The contributions of Joy Gordon and Jessica Whyte draw out the inhumanity of modern sanctions and the inability of international law as it currently stands to operate as an effective counterweight against the human suffering inflicted by sanctions. They also show that economic sanctions are a good example of how the much-debated “return of the state,” especially in the Global North, need not lead to fairer outcomes for the South, especially its more vulnerable populations. Nevertheless, the interplay between the state and private economic actors raises important questions for our understanding of the “public” in public international law. In her intervention, Alena Douhan, who is currently serving as UN Special Rapporteur on the negative impact of the unilateral coercive measures on human rights, explores how over-compliance by private actors renders humanitarian exceptions to sanctions ineffective.

The degree to which the relationship between sanctions and violence has been obscured is a telling example of disciplinary bias in international law. In both doctrine and much of mainstream scholarship, physical force is singled-out as particularly destructive and worthy of international regulation, as opposed to economic coercion, which is often considered a legitimate policy tool regardless of its effects. The interventions by Vasuki Nesiah, as well as by Nathanael Tilahoun and Obiora Okafor, currently United Nations Independent Expert on human rights and international solidarity, highlight the inconsistencies inherent in this approach and offer snapshots of alternative approaches to the field that would take economic coercion seriously. Aslı Bâli revisits an earlier moment when such alternatives seemed closer to hand: delegates from newly decolonized countries once sought to use treaty negotiations as an opportunity to regulate and even prohibit economic coercion. While these efforts of the newly decolonized states were foiled by opposition of former colonial powers, Bâli suggests the strategy may receive new life given the current conjuncture of inter-imperial rivalry. Michael Fakhri, who is serving as UN Special Rapporteur on the right to food, uses his intervention to underscore the magnitude of the coercion at issue in contemporary sanctions regimes, proposing that we use them as an entry point for assessing the violence that permeates our food systems and the laws that regulate them.

Studying the law of sanctions also reveals how the United States (and to a lesser extent the European Union) is capable of exploiting the expansion and globalization of its financial system during (and thanks to) neoliberalism in order to pursue its geopolitical goals.
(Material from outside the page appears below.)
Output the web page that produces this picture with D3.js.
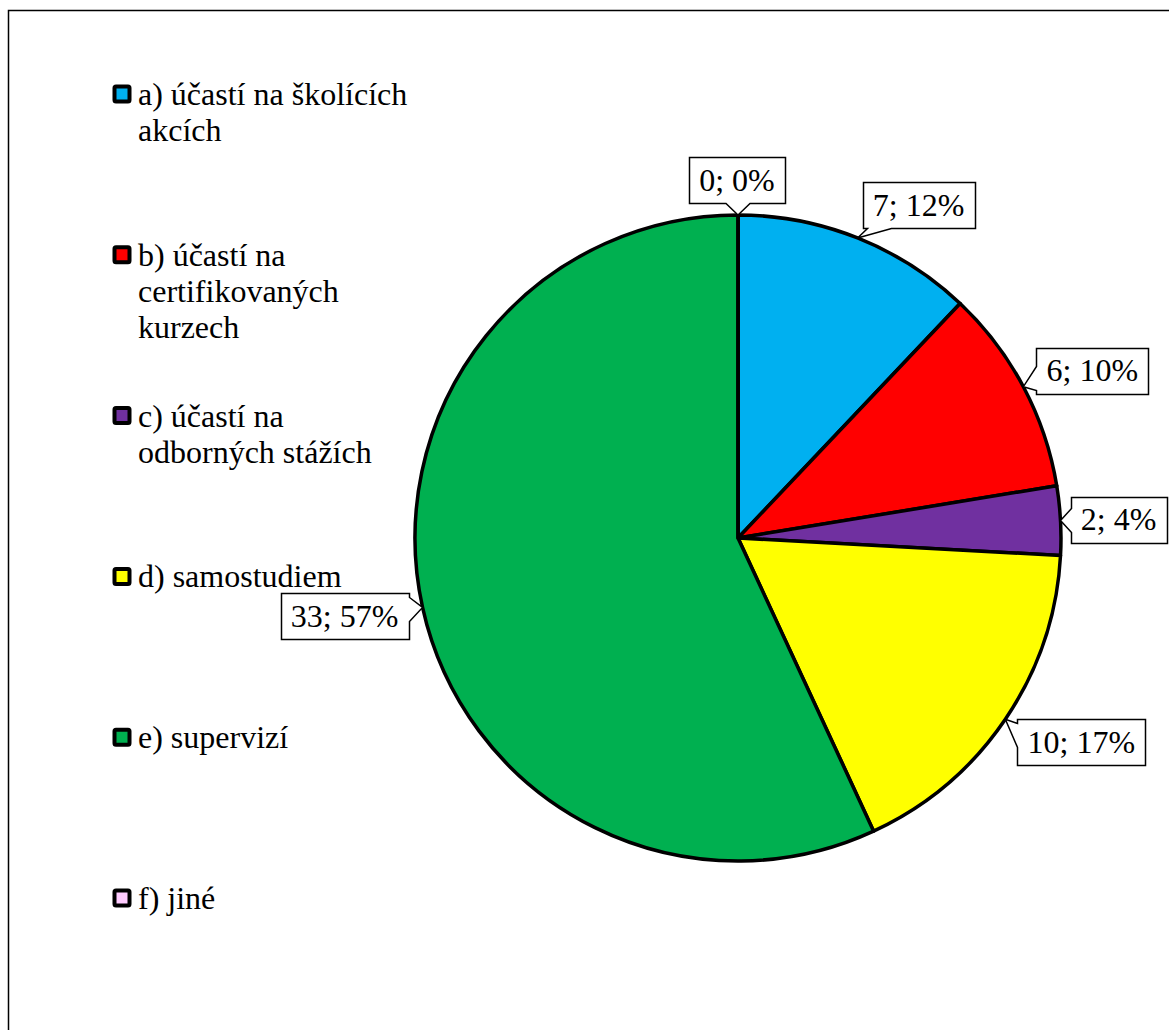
<!DOCTYPE html>
<html>
<head>
<meta charset="utf-8">
<script src="https://cdn.jsdelivr.net/npm/d3@7"></script>
<style>
body { margin: 0; background: #fff; }
</style>
</head>
<body>
<script>
var categories = ["a) účastí na školících akcích", "b) účastí na certifikovaných kurzech",
	"c) účastí na odborných stážích", "d) samostudiem", "e) supervizí", "f) jiné"];
var values = [7, 6, 2, 10, 33, 0];
var pctLabels = ["12%", "10%", "4%", "17%", "57%", "0%"];
var colors = ["#00B0F0", "#FF0000", "#7030A0", "#FFFF00", "#00B050", "#FFCCFF"];

// where each data label box sits, relative to the point on the rim
var labelShift = [[61, -33], [69, -16], [58, -1], [76, 23], [-78, 9], [-1, -35]];

var w = 1169;
var h = 1030;
var cx = 738, cy = 538, r = 323;
var fs = 32;
var font = "'Liberation Serif', 'Times New Roman', serif";

var svg = d3.select("body")
			.append("svg")
			.attr("width", w)
			.attr("height", h)
			.attr("font-family", font);

// outer frame (runs off the right/bottom edge)
svg.append("rect")
	.attr("x", 8.5).attr("y", 10.5)
	.attr("width", 1200).attr("height", 1100)
	.attr("fill", "none").attr("stroke", "#000").attr("stroke-width", 1.5);

// legend
var legendY0 = 105, legendStep = 160.8, lineH = 36, maxW = 275;
var legend = svg.append("g");
categories.forEach(function(name, i){
	var y = legendY0 + i * legendStep;
	legend.append("rect")
		.attr("x", 114.5).attr("y", y - 18.5)
		.attr("width", 15).attr("height", 15)
		.attr("fill", colors[i]).attr("stroke", "#000").attr("stroke-width", 4)
		.attr("rx", 1.5);
	var t = legend.append("text").attr("x", 138).attr("y", y)
		.attr("font-family", font).attr("font-size", fs);
	var words = name.split(" ");
	var line = [];
	var ts = t.append("tspan").attr("x", 138).attr("y", y);
	var lineNo = 0;
	words.forEach(function(wd){
		line.push(wd);
		ts.text(line.join(" "));
		if(ts.node().getComputedTextLength() > maxW && line.length > 1){
			line.pop();
			ts.text(line.join(" "));
			line = [wd];
			lineNo++;
			ts = t.append("tspan").attr("x", 138).attr("y", y + lineNo * lineH).text(wd);
		}
	});
});

// pie
var pie = d3.pie().sort(null).value(function(d){ return d; });
var arcs = pie(values);
var arc = d3.arc().innerRadius(0).outerRadius(r);

var g = svg.append("g").attr("transform", "translate(" + cx + "," + cy + ")");
g.selectAll("path.slice")
	.data(arcs)
	.enter()
	.append("path")
	.attr("class", "slice")
	.attr("d", arc)
	.attr("fill", function(d, i){ return colors[i]; })
	.attr("stroke", "#000")
	.attr("stroke-width", 3.5)
	.attr("stroke-linejoin", "round");

// callout labels
function clamp(v, a, b){ return Math.max(a, Math.min(b, v)); }
function callout(x0, y0, x1, y1, tx, ty){
	var hw = 12;
	var ox = tx < x0 ? x0 - tx : (tx > x1 ? tx - x1 : 0);
	var oy = ty < y0 ? y0 - ty : (ty > y1 ? ty - y1 : 0);
	if(oy >= ox){
		var bx = clamp(tx, x0 + hw + 4, x1 - hw - 4);
		if(ty > y1)
			return "M" + x0 + "," + y0 + "H" + x1 + "V" + y1 + "H" + (bx + hw) + "L" + tx + "," + ty + "L" + (bx - hw) + "," + y1 + "H" + x0 + "Z";
		return "M" + x0 + "," + y0 + "H" + (bx - hw) + "L" + tx + "," + ty + "L" + (bx + hw) + "," + y0 + "H" + x1 + "V" + y1 + "H" + x0 + "Z";
	}
	var by = clamp(ty, y0 + hw + 4, y1 - hw - 4);
	if(tx < x0)
		return "M" + x0 + "," + y0 + "H" + x1 + "V" + y1 + "H" + x0 + "V" + (by + hw) + "L" + tx + "," + ty + "L" + x0 + "," + (by - hw) + "Z";
	return "M" + x0 + "," + y0 + "H" + x1 + "V" + (by - hw) + "L" + tx + "," + ty + "L" + x1 + "," + (by + hw) + "V" + y1 + "H" + x0 + "Z";
}

var labels = svg.append("g");
arcs.forEach(function(d, i){
	var mid = (d.startAngle + d.endAngle) / 2;
	var tx = cx + r * Math.sin(mid);
	var ty = cy - r * Math.cos(mid);
	var bxc = tx + labelShift[i][0];
	var byc = ty + labelShift[i][1];
	var lg = labels.append("g");
	var box = lg.append("path");
	var t = lg.append("text")
		.attr("x", bxc).attr("y", byc + fs * 0.33)
		.attr("text-anchor", "middle")
		.attr("font-family", font).attr("font-size", fs)
		.text(values[i] + "; " + pctLabels[i]);
	var tw = t.node().getComputedTextLength();
	var bw = Math.round(tw + 20), bh = 46;
	var x0 = Math.round(bxc - bw / 2) + 0.5, y0 = Math.round(byc - bh / 2) + 0.5;
	box.attr("d", callout(x0, y0, x0 + bw, y0 + bh, tx, ty))
		.attr("fill", "#fff").attr("stroke", "#000").attr("stroke-width", 1.5);
});
</script>
</body>
</html>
Such analysis can help us identify important shifts in how material and legal asymmetries evolve on a global level. The most instructive example here is the turn from traditional trade embargoes, such as in the cases of Cuba or Iraq, to finance as the locus of economic coercion. Starting with Iran in 2011, the United States has internalized the critique that trade sanctions are generally ineffective and has instead used the centrality of its financial system to block and penalize transactions with its geopolitical rivals. It is partly this malleability that leads Eva Nanopoulos to argue in her intervention against a critique of sanctions that hinges on (in)effectiveness and to instead prioritize an analysis of sanctions as (structural) violence.

The pivot toward financial sanctions in particular raises urgent questions for TWAIL and LPE alike about the (under-explored) role of money and finance in the construction of modern imperialism and its legal dimensions. It is, then, no coincidence that, as Maryam Jamshidi and Ntina Tzouvala argue in their contributions, the handling and potential confiscation of sanctioned assets have emerged as central topics in contemporary legal and political debate, as attempts to expand the reach and depth of sanctions encounter the legal, political, and economic limits of their world-making ambition. Indeed, while this Symposium intends to highlight the potency of sanctions, it also aims to highlight their limitations as a means of coercion as the global economic and political order transitions toward multilateralism. In this respect, our legal analysis and advocacy should neither underestimate sanctions nor lose sight of the degree to which legalized imperialism remains contested and contestable.